The Post dedicates a significant amount of time to illustrate her importance. She’s surrounded by an advisor to guide her but the reality is that they do the speaking for her and dictate the terms. She wants to add her voice but is easily drowned out by other dominate speakers. There’s a clear conflict of interest between the importance of the papers and her friendship with influential people such as Robert McNamara (played on-screen by Bruce Greenwood). Weighed down by the family legacy and her inheritance of The Washington Post, Kay is overwhelmed with the responsibility. The Pentagon Papers changes all of that. Introduced at the midway point, Meryl transforms and suddenly the decision to back her reporters over the article unleashes a new lease of life. It is the empowering embrace of stepping out of the shadows to shape her own decisions and to take the newspaper in a bold new direction. It feels like a small act of defiance but as demonstrated in one scene as she exits the courthouse, to quote a line from Prometheus (or Lawrence of Arabia depending on what is familiar to you), “big things have small beginnings.”

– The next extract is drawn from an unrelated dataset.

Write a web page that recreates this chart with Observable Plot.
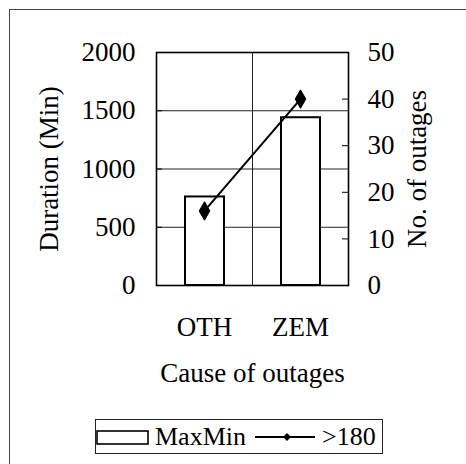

What Spielberg achieves with The Post is accountability through courage and bravery. It celebrates the individual heroes who made the story possible especially when the abuse of power and the dangerous precedent it sets is evident. However small our actions, The Post reinforces on the idea of the power of the people.
Out of the Oscar contenders, it may not be the strongest. To others it might turn out to be forgettable in the long run. But as an entertaining, political and social commentary, Spielberg hits the right notes.